South African drinkers are among the world’s heaviest alcohol consumers, according to a 2018 report published by the World Health Organisation.
Allied to the fact that managing a liquor store requires no specialist qualifications, this strong, recession-resilient demand means that if you’re selling a liquor store, you can count on a decent pool of prospective buyers.
That said, it’s trickier to find a buyer if your reasons for selling are negative – like the business is failing or a rival store is set to open on the same street – rather than positive, such as wanting to retire or buy another liquor store in a different location.
In any case, a business broker with experience of selling similar retailers can help you target the right buyers to suit your business and circumstances. Business brokers and/or solicitors can also help you prepare the premises and paperwork for sale, value the business, conduct negotiations and draw up the contract of sale.
Preparing your liquor store for sale
Readying the business for sale involves getting the premises as presentable as possible – possibly including a refurbishment if they’re looking a little shabby – and your paperwork up to date and stored in one place.
Once negotiations have reached an advanced stage, the buyer will want to see documentary evidence of profits and losses, financial forecasts, liabilities and debts, asset valuations, staff contracts, and property deeds or lease documents.
Getting your financials properly documented is particularly vital – if you can’t prove your earnings, then the buyer won’t meet your income-based valuation.
You should also prepare a sales memorandum that sets out the day-to-day tasks involved in trading, the terms of the lease, the business’s advantages and opportunities, your reasons for selling and anything else useful to a prospective buyer.
A healthy balance sheet and a high-footfall location with few nearby rivals are major pluses to advertise.
Perhaps you also get a great deal from your suppliers in terms of prices and replenishing an eclectic range of beers (by far the most popular alcoholic drink in South Africa of course). A long-term lease is another selling point.
On the technology front, high calibre security systems – such as locks, alarms and CCTV cameras – are an attractive feature in a cash-handling business, especially in high crime areas. A modern point-of-sale system that effectively suppresses the shrinkage rate, meanwhile, is worth championing too.
Liquor store valuation
An appropriately qualified solicitor or business broker can help you value the business.

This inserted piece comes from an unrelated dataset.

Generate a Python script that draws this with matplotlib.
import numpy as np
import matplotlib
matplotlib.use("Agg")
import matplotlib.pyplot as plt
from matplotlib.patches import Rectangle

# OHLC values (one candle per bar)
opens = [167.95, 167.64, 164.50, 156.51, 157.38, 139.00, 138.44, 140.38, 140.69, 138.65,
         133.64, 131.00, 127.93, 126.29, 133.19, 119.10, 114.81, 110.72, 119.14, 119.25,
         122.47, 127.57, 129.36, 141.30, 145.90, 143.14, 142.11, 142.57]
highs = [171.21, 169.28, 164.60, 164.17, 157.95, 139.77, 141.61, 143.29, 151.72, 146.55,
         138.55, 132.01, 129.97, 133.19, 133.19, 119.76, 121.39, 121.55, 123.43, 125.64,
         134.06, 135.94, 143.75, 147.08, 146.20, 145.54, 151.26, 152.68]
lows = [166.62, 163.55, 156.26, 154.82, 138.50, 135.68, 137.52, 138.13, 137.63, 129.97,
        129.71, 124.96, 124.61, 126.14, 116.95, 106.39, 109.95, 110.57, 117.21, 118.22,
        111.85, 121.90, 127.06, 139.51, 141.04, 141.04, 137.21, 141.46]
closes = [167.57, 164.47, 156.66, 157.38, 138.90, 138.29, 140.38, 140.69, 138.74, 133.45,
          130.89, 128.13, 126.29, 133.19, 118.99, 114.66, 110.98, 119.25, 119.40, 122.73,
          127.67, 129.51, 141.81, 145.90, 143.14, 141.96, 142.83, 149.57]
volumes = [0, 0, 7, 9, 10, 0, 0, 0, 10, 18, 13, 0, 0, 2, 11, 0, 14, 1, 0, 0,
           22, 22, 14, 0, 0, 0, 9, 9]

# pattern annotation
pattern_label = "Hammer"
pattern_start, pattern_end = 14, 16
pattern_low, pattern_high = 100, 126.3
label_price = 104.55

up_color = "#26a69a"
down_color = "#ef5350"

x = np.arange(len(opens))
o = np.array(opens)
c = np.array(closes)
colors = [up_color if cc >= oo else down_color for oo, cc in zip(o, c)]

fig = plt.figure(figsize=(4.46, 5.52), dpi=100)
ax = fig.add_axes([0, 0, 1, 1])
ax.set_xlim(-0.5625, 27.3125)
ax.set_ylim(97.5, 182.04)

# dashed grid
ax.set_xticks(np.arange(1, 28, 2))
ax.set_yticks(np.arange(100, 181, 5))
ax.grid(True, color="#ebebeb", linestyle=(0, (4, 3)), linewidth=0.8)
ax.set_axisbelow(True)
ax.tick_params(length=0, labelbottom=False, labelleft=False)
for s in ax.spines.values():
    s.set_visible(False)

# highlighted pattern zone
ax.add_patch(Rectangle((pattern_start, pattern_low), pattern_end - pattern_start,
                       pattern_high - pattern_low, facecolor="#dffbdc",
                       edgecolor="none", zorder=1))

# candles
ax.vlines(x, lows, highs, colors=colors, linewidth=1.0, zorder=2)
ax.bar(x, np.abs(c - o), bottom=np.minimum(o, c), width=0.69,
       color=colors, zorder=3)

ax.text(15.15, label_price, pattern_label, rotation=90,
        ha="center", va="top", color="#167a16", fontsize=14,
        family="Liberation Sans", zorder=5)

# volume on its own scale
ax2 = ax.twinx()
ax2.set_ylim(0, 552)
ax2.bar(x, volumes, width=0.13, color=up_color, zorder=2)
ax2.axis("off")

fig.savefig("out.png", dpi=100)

Liquor stores are often valued according to a percentage of annual revenue – perhaps 35%-45% depending on factors like local demand and competition – or a multiple of maybe 2.5-3.5 times EBITDA (earnings before interest, taxes, depreciation and amortization).
They might also benchmark the store against the sale price of other similar, recently sold liquor stores. The value of the inventory and – if you’re selling the property – the premises are added to the asking price too.
Transferring the alcohol licence
You will be legally responsible if your name is still on the licence and the store is run illegally by an unlicensed new owner after the business changes hands. It’s therefore wise to ascertain at the outset of negotiations whether the buyer is likely to meet the criteria to inherit your licence.
The applicant must, for instance, have no criminal record. It’s also reassuring if the buyer has previously held an alcohol licence. Contact the relevant regional liquor board as soon as possible in order to begin the process of transferring the licence, which can take anywhere between 2-12 months.
Funding and ‘letter of intent’
Quiz the buyer at the outset about how they intend to finance the purchase. If they’re a credible buyer, and you’re keen for a quick sale, you could potentially plug any funding gap with vendor financing – essentially accepting a portion of the price in instalments.
You should also get a ‘letter of intent’ from the buyer – a non-binding agreement to the initially agreed price and deposit, payment schedule, terms, conditions and warranties.
The buyer may want to spend around three weeks conducting due diligence. Don’t try to rush them.
Buying a business is a huge financial investment and risk, so naturally the buyer will want to exhaustively verify all your claims about the business, from its financial performance to the condition of the premises.
As long as you’re honest, transparent and cooperative – a commercially as well as ethically shrewd approach – then there’s no reason why due diligence should put the buyer off. But if the process uncovers any hitherto undeclared problems, the buyer may try to renegotiate the terms of sale or even abandon negotiations.
If you do strike a final deal, then the terms are set out in a purchase agreement that contractually commits both parties to proceed with the sale.